Let's write a function and test it out. In this case, let's say the function:
- takes in 4 arguments representing the 4 features
- returns a dictionary with the format
{"predicted_class": <value>}
where<value>
is 0, 1, or 2
def iris_prediction(sepal_length, sepal_width, petal_length, petal_width):
"""
Given sepal length, sepal width, petal length, and petal width,
predict the class of iris
"""
# Load the model from the file
with open("model.pkl", "rb") as f:
model = joblib.load(f)
# Construct the 2D matrix of values that .predict is expecting
X = [[sepal_length, sepal_width, petal_length, petal_width]]
# Get a list of predictions and select only 1st
predictions = model.predict(X)
prediction = predictions[0]
return {"predicted_class": prediction}
Now let's test it out!
iris_prediction(5.1, 3.5, 1.4, 0.2)
{'predicted_class': 0}
The specific next steps needed to incorporate this function into a cloud function platform will vary. For Google Cloud Functions specifically, it looks like this. All of this code would need to be written in a file called main.py
:
import json
import joblib
def iris_prediction(sepal_length, sepal_width, petal_length, petal_width):
"""
Given sepal length, sepal width, petal length, and petal width,
predict the class of iris
"""
# Load the model from the file
with open("model.pkl", "rb") as f:
model = joblib.load(f)
# Construct the 2D matrix of values that .predict is expecting
X = [[sepal_length, sepal_width, petal_length, petal_width]]

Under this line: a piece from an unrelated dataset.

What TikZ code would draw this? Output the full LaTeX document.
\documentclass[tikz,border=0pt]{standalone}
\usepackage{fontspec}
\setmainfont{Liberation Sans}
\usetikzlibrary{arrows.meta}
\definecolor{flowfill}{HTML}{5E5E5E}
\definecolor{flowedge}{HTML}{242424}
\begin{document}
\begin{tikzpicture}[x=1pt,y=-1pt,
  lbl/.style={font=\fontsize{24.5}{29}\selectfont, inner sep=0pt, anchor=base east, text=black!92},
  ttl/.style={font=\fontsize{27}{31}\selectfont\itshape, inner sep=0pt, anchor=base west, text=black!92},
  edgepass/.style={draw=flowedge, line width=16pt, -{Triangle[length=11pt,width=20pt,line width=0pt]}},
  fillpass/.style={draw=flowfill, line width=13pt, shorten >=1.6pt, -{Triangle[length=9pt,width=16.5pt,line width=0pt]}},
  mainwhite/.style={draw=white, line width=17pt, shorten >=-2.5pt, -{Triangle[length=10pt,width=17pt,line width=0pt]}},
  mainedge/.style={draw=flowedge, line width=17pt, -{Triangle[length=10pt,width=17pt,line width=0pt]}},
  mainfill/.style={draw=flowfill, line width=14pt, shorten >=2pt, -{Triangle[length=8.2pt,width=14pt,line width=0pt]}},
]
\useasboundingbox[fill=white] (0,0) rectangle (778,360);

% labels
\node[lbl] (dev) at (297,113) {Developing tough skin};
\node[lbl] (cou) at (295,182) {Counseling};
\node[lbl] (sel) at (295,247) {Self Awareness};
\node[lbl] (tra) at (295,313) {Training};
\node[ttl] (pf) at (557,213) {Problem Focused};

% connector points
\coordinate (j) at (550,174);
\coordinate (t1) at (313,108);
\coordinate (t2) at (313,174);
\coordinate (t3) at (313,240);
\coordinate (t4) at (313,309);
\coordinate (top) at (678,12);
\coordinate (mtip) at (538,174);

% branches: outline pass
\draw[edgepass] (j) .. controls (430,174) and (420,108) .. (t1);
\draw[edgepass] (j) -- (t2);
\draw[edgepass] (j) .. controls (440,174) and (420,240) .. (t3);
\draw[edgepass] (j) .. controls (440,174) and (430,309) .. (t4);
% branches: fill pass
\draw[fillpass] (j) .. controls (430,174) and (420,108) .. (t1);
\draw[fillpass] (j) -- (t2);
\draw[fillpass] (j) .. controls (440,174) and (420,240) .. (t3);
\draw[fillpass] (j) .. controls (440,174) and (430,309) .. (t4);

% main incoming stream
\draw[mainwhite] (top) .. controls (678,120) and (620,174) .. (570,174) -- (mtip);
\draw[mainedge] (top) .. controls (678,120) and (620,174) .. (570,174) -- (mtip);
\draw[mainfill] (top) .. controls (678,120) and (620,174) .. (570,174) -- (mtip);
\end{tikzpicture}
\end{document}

# Get a list of predictions and select only 1st
predictions = model.predict(X)
prediction = int(predictions[0])
return {"predicted_class": prediction}
def predict(request):
"""
`request` is an HTTP request object that will automatically be passed
in by Google Cloud Functions
You can find all of its properties and methods here:
https://flask.palletsprojects.com/en/1.0.x/api/#flask.Request
"""
# Get the request data from the user in JSON format
request_json = request.get_json()
# We are expecting the request to look like this:
# {"sepal_length": <x1>, "sepal_width": <x2>, "petal_length": <x3>, "petal_width": <x4>}
# Send it to our prediction function using ** to unpack the arguments
result = iris_prediction(**request_json)
# Return the result as a string with JSON format
return json.dumps(result)
(Unusually for a .py
file, we don't need to include an if __name__ == "__main__":
statement in the file. This is due to the particular configuration of Google Cloud Functions, which operations a web server behind the scenes. Instead, if you want to deploy the function, you'll need to configure it in the console so that the predict
function will be invoked.)
One last thing we need before we can upload our cloud function is a requirements file. As we have developed this model, we have likely been using some massive environment like learn-env
that includes lots of packages that we don't actually need.
Let's make a file that specifies only the packages we need. Which ones are those?
We used scikit-learn to build our pickled model. (Technically, a model pipeline.) Let's figure out what exact version it was:
import sklearn
sklearn.__version__
'0.23.2'
We also used joblib to serialize the model. We'll repeat the same step:
joblib.__version__
'0.17.0'
At the time of this writing, we are using scikit-learn 0.23.2 and joblib 0.17.0. So we create a file called requirements.txt
containing these lines, with pip-style versions (documentation here):
scikit-learn==0.23.2
joblib==0.17.0
Now we have:
model.pkl
(a pickled model file)main.py
(a Python file defining the function)requirements.txt
(a requirements file)
Copies of each of these files are available in this repository.
If you want to deploy these on Google Cloud Functions, you'll want to combine them all into a single zipped archive. For example, to do this with the zip
utility on Mac or Linux, run this command in the terminal:
zip archive model.pkl main.py requirements.txt
That will create an archive called archive.zip
which can be uploaded following these instructions. An already-created archive.zip
is available in this repository if you just want to practice following the Google Cloud Function instructions.
You will want to specify an executed function of predict
and also select the checkbox for "Allow unauthenticated invocations" if you want to make a public API.
As of the development of this lesson, we have a public API with this very model! We demonstrate its use below:
import requests
response = requests.post(
url="https://us-central1-dark-garden-341621.cloudfunctions.net/function-1",
json={"sepal_length": 5.1, "sepal_width": 3.5, "petal_length": 1.4, "petal_width": 0.2}
)
response
<Response [200]>
If the above cell displays <Response [200]>
, that means the cloud function is still up and running.
response.json()
{'predicted_class': 0}
Look at that! We are getting a prediction from a remote web server, serving a pickled scikit-learn pipeline.
In this lesson, we discussed the purpose of model deployment, and cloud functions in particular. Then we walked through the process of pickling a scikit-learn pipeline and using it in a deployed cloud function.